Education Minister wants universities to put less pressure on first year students

Minister Ingrid van Engelshoven of Education wants universities and colleges to reduce the psychological pressure on first year students. The Minister therefore wants to reduce the maximum number of credits that can be required from first year students in the so-called binding study advice (BSA) from 60 to 40, NOS reports.

"I find the pressure placed on students too high", Van Engelshoven said to the broadcaster. "We really have to prevent students from stumbling unnecessarily." The law will be adapted to change the maximum credits demanded of first-years to 40 in 2020, but the Minister hopes that universities and colleges will lower the standard as soon as possible. 

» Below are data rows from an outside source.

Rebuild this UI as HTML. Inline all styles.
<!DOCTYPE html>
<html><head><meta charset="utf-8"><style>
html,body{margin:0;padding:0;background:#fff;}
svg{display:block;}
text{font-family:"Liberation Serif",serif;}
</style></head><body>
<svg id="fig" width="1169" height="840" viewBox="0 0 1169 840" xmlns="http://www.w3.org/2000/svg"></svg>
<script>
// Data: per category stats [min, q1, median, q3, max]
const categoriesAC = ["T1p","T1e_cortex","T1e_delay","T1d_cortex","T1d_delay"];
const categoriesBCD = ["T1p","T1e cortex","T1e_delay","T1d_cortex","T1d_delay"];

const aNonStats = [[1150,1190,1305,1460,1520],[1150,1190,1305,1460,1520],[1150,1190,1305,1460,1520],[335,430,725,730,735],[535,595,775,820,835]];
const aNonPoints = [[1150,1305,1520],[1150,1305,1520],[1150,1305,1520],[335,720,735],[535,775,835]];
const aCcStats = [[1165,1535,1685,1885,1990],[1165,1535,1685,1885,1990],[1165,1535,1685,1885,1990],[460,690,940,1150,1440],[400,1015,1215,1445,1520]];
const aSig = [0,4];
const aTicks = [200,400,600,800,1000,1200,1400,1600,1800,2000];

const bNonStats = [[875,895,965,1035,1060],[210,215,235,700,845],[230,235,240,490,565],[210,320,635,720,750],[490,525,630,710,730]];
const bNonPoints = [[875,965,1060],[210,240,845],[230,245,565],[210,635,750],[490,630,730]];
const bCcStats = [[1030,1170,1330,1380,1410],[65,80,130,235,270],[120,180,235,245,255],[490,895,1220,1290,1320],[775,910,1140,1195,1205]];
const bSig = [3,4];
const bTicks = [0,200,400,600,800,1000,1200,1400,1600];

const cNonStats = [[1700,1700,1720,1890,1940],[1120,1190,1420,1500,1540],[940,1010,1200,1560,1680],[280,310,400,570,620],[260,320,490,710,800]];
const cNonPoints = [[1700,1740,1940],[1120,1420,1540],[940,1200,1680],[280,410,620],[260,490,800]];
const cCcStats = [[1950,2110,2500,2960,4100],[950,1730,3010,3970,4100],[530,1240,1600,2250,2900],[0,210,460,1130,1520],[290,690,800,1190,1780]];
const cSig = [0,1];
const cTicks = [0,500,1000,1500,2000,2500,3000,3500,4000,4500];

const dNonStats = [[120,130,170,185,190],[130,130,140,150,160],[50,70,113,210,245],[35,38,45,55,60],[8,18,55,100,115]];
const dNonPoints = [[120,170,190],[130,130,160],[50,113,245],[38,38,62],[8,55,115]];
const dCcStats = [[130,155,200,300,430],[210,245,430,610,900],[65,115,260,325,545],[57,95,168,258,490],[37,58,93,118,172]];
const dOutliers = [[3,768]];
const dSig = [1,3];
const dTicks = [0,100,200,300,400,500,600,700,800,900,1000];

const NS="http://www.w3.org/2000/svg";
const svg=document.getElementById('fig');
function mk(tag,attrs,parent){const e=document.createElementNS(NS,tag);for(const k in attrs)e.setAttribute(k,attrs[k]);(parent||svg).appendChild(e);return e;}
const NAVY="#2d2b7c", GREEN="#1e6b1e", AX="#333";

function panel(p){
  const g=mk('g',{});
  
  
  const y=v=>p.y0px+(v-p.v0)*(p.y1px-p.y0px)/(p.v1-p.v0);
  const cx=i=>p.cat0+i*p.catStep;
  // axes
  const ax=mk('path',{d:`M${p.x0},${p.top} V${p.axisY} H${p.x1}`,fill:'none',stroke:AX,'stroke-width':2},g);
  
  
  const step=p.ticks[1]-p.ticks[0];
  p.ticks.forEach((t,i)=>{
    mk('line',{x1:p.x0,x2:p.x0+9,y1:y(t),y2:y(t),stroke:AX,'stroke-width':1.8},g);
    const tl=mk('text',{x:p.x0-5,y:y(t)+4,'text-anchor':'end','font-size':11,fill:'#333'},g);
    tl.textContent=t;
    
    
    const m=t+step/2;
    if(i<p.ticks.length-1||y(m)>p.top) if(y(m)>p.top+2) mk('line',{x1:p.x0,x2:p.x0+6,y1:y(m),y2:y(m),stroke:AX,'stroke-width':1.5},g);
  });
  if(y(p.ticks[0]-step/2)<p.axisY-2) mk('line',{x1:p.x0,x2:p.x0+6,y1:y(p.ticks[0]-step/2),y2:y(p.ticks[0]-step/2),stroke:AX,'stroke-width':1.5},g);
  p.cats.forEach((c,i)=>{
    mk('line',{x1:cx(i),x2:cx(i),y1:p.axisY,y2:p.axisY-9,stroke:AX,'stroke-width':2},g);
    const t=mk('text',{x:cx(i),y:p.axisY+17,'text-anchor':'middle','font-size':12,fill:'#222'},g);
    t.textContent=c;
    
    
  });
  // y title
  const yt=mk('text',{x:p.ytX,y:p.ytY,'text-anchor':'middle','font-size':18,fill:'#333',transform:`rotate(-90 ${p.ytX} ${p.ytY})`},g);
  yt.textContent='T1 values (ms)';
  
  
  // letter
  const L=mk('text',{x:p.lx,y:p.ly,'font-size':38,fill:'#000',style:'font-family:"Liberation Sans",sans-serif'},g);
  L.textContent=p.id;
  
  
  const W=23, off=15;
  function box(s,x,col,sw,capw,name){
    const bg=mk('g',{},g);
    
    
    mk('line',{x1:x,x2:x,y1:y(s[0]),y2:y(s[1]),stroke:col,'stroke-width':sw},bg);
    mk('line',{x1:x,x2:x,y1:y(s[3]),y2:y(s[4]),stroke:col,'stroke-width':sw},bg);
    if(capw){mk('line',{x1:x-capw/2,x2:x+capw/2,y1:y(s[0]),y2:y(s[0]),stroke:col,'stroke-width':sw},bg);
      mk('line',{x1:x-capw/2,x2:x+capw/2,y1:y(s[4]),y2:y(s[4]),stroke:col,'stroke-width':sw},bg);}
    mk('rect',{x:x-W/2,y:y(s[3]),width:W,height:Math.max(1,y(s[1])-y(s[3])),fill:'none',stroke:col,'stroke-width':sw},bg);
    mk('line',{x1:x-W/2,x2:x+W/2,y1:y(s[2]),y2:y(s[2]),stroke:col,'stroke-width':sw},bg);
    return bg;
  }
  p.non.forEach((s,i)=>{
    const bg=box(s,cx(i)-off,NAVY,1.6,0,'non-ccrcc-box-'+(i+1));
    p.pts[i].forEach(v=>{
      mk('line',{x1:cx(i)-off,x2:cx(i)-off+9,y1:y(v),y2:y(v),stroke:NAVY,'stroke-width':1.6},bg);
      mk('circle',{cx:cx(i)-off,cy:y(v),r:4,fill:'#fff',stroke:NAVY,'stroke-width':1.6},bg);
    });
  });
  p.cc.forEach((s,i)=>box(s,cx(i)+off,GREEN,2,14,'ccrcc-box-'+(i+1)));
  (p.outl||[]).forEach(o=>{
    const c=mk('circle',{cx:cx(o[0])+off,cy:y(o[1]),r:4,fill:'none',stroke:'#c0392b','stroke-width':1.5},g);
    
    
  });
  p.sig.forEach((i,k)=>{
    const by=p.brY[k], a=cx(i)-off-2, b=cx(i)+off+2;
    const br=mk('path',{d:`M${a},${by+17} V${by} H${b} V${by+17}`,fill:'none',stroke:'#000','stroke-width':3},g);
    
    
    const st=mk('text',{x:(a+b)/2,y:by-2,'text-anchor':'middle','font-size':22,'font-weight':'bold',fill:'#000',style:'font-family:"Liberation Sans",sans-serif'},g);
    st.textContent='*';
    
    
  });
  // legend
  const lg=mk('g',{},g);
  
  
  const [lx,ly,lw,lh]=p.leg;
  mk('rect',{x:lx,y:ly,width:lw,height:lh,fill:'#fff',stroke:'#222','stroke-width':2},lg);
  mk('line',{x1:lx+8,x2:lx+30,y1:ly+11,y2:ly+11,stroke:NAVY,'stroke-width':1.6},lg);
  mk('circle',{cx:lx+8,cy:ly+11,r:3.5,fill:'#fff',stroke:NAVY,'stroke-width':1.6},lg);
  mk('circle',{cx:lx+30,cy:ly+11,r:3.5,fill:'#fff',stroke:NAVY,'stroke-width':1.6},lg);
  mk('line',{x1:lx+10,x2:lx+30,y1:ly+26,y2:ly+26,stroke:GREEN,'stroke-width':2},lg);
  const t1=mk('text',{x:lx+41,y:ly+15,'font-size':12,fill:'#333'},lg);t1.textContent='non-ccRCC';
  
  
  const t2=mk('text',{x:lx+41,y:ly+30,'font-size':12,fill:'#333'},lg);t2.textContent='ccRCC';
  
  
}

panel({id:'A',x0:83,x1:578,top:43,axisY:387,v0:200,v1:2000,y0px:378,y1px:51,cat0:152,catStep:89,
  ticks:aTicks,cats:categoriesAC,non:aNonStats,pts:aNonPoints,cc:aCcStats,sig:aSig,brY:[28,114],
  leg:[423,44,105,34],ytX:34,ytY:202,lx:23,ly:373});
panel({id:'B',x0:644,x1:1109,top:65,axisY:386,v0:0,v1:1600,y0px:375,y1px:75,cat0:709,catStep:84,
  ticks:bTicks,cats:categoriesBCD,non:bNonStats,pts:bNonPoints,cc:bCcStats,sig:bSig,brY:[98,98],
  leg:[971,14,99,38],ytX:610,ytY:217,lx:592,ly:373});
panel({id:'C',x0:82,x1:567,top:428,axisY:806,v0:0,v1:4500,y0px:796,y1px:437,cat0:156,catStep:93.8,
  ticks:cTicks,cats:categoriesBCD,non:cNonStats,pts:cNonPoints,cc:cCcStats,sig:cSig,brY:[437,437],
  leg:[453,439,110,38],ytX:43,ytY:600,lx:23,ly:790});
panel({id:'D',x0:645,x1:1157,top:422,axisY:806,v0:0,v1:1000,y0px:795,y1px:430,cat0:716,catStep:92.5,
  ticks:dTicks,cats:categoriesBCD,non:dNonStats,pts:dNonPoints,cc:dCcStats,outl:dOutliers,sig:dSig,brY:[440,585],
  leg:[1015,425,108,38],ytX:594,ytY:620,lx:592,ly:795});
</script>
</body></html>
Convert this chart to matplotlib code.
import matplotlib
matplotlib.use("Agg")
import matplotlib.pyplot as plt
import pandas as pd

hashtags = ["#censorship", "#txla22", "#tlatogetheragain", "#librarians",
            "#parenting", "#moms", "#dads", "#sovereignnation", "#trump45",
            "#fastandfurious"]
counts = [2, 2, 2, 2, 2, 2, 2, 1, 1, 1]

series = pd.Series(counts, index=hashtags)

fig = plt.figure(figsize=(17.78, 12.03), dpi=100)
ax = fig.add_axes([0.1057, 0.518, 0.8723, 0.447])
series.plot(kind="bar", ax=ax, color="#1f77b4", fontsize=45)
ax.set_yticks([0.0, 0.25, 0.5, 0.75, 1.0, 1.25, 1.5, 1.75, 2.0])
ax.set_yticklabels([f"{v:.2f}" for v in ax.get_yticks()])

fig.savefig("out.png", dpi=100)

The BSA is the minimum number of credits a first year student has to complete in order to continue studying. Those who do not achieve this, can not continue studying in their chosen direction. Using a BSA is optional, and universities and colleges can decide how high to set it for themselves.

The Minister emphasized that the BSA was implemented in 1993 to determine whether a student is in the right place or needs extra study guidance. Now it is too often used as a selection tool to send slower students away and increase universities' return, she said to NOS. "I do not want the system to work that way and that's why I am intervening", she said. "We need to give every student a fair chance to get a diploma, whether they are fast or need a little more help."

A growing number of students in the Netherlands are struggling with psychological or physical issues, university doctors warned last month. They attribute this to too high pressure, often caused by stress from their studies, part time jobs, and maintaining social contacts. Van Engelshoven is concerned about this performance pressure, and thinks that students should be given more time to get used to their new situation. 

According to the Minister, a maximum of 40 credits is still high enough for universities and colleges to identify students unable to achieve their chosen diploma, and to advise them to take a different direction. "The binding study advice is to see if a student is in the right place, and then 40 is a perfect benchmark."